Return each line of the data below exactly, omitting any pictures.
** Begin **
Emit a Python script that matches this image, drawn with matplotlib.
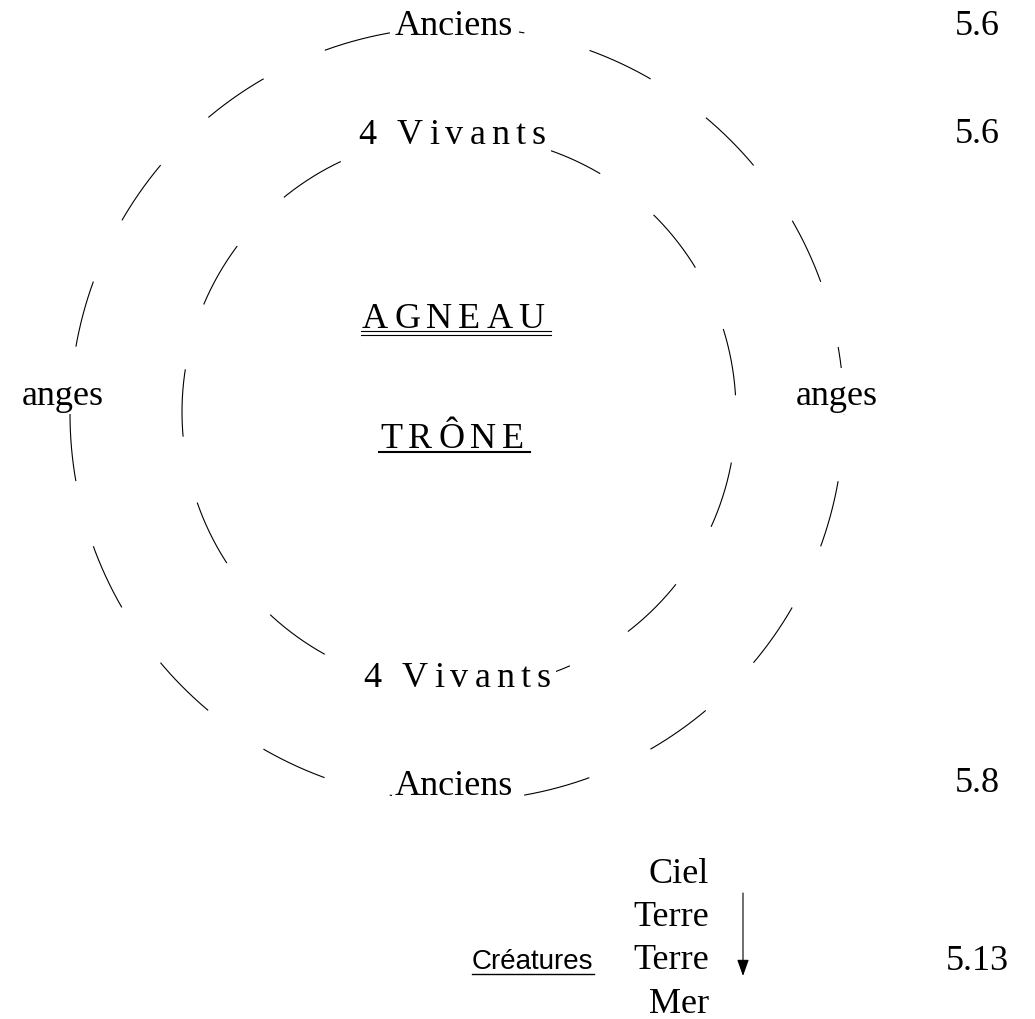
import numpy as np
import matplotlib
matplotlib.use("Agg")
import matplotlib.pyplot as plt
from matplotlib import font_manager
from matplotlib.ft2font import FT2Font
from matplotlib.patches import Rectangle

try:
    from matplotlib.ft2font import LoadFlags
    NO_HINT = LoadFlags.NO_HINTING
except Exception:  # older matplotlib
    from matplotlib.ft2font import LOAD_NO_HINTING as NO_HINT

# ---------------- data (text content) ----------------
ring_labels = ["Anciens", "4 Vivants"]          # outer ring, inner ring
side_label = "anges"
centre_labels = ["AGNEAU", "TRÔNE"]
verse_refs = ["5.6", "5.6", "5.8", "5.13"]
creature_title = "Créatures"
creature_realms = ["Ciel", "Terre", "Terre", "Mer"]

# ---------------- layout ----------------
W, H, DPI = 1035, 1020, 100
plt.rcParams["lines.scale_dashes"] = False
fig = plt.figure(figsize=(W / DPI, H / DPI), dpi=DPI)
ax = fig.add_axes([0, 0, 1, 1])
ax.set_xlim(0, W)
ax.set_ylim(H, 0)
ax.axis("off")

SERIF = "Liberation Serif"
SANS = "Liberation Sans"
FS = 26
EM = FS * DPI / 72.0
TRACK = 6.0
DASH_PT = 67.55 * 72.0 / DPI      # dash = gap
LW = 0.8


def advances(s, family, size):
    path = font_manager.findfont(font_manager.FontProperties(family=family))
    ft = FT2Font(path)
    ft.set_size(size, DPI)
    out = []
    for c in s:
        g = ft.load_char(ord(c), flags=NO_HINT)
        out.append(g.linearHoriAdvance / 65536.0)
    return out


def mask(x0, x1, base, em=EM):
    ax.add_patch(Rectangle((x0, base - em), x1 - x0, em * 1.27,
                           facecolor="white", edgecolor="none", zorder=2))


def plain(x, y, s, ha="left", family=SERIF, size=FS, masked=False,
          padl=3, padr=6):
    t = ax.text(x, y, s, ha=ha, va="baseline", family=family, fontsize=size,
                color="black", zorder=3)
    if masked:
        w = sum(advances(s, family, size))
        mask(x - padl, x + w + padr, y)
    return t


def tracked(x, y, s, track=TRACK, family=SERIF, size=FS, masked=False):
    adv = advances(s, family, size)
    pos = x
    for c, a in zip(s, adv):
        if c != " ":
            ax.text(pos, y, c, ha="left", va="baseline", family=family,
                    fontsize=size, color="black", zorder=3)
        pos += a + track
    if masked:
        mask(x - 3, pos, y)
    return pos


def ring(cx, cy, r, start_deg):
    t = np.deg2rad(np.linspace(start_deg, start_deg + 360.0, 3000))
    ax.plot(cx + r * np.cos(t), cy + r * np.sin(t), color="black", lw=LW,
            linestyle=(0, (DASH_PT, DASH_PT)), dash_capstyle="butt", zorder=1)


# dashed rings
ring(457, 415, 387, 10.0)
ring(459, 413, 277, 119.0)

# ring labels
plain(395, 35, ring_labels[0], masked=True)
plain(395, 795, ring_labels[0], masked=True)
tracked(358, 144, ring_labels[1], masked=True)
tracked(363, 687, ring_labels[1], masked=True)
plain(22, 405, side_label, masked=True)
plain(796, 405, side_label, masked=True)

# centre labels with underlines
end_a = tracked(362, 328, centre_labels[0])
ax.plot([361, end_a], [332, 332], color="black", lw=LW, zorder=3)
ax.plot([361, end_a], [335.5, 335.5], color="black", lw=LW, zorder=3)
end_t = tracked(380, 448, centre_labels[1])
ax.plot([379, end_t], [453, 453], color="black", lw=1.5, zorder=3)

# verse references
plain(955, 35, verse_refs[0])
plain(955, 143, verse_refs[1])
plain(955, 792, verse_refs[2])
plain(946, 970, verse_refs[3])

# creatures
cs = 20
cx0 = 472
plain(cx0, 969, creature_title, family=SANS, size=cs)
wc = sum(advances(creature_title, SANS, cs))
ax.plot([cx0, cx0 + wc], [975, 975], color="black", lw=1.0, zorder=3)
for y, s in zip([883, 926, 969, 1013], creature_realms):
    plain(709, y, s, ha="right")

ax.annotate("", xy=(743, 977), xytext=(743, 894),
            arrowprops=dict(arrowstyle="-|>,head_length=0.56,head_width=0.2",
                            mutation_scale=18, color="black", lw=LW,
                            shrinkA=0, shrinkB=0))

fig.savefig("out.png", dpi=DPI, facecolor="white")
** End **
## Task response
Emit a Python script that matches this image, drawn with matplotlib.
import numpy as np
import matplotlib
matplotlib.use("Agg")
import matplotlib.pyplot as plt
from matplotlib import font_manager
from matplotlib.ft2font import FT2Font
from matplotlib.patches import Rectangle

try:
    from matplotlib.ft2font import LoadFlags
    NO_HINT = LoadFlags.NO_HINTING
except Exception:  # older matplotlib
    from matplotlib.ft2font import LOAD_NO_HINTING as NO_HINT

# ---------------- data (text content) ----------------
ring_labels = ["Anciens", "4 Vivants"]          # outer ring, inner ring
side_label = "anges"
centre_labels = ["AGNEAU", "TRÔNE"]
verse_refs = ["5.6", "5.6", "5.8", "5.13"]
creature_title = "Créatures"
creature_realms = ["Ciel", "Terre", "Terre", "Mer"]

# ---------------- layout ----------------
W, H, DPI = 1035, 1020, 100
plt.rcParams["lines.scale_dashes"] = False
fig = plt.figure(figsize=(W / DPI, H / DPI), dpi=DPI)
ax = fig.add_axes([0, 0, 1, 1])
ax.set_xlim(0, W)
ax.set_ylim(H, 0)
ax.axis("off")

SERIF = "Liberation Serif"
SANS = "Liberation Sans"
FS = 26
EM = FS * DPI / 72.0
TRACK = 6.0
DASH_PT = 67.55 * 72.0 / DPI      # dash = gap
LW = 0.8


def advances(s, family, size):
    path = font_manager.findfont(font_manager.FontProperties(family=family))
    ft = FT2Font(path)
    ft.set_size(size, DPI)
    out = []
    for c in s:
        g = ft.load_char(ord(c), flags=NO_HINT)
        out.append(g.linearHoriAdvance / 65536.0)
    return out


def mask(x0, x1, base, em=EM):
    ax.add_patch(Rectangle((x0, base - em), x1 - x0, em * 1.27,
                           facecolor="white", edgecolor="none", zorder=2))


def plain(x, y, s, ha="left", family=SERIF, size=FS, masked=False,
          padl=3, padr=6):
    t = ax.text(x, y, s, ha=ha, va="baseline", family=family, fontsize=size,
                color="black", zorder=3)
    if masked:
        w = sum(advances(s, family, size))
        mask(x - padl, x + w + padr, y)
    return t


def tracked(x, y, s, track=TRACK, family=SERIF, size=FS, masked=False):
    adv = advances(s, family, size)
    pos = x
    for c, a in zip(s, adv):
        if c != " ":
            ax.text(pos, y, c, ha="left", va="baseline", family=family,
                    fontsize=size, color="black", zorder=3)
        pos += a + track
    if masked:
        mask(x - 3, pos, y)
    return pos


def ring(cx, cy, r, start_deg):
    t = np.deg2rad(np.linspace(start_deg, start_deg + 360.0, 3000))
    ax.plot(cx + r * np.cos(t), cy + r * np.sin(t), color="black", lw=LW,
            linestyle=(0, (DASH_PT, DASH_PT)), dash_capstyle="butt", zorder=1)


# dashed rings
ring(457, 415, 387, 10.0)
ring(459, 413, 277, 119.0)

# ring labels
plain(395, 35, ring_labels[0], masked=True)
plain(395, 795, ring_labels[0], masked=True)
tracked(358, 144, ring_labels[1], masked=True)
tracked(363, 687, ring_labels[1], masked=True)
plain(22, 405, side_label, masked=True)
plain(796, 405, side_label, masked=True)

# centre labels with underlines
end_a = tracked(362, 328, centre_labels[0])
ax.plot([361, end_a], [332, 332], color="black", lw=LW, zorder=3)
ax.plot([361, end_a], [335.5, 335.5], color="black", lw=LW, zorder=3)
end_t = tracked(380, 448, centre_labels[1])
ax.plot([379, end_t], [453, 453], color="black", lw=1.5, zorder=3)

# verse references
plain(955, 35, verse_refs[0])
plain(955, 143, verse_refs[1])
plain(955, 792, verse_refs[2])
plain(946, 970, verse_refs[3])

# creatures
cs = 20
cx0 = 472
plain(cx0, 969, creature_title, family=SANS, size=cs)
wc = sum(advances(creature_title, SANS, cs))
ax.plot([cx0, cx0 + wc], [975, 975], color="black", lw=1.0, zorder=3)
for y, s in zip([883, 926, 969, 1013], creature_realms):
    plain(709, y, s, ha="right")

ax.annotate("", xy=(743, 977), xytext=(743, 894),
            arrowprops=dict(arrowstyle="-|>,head_length=0.56,head_width=0.2",
                            mutation_scale=18, color="black", lw=LW,
                            shrinkA=0, shrinkB=0))

fig.savefig("out.png", dpi=DPI, facecolor="white")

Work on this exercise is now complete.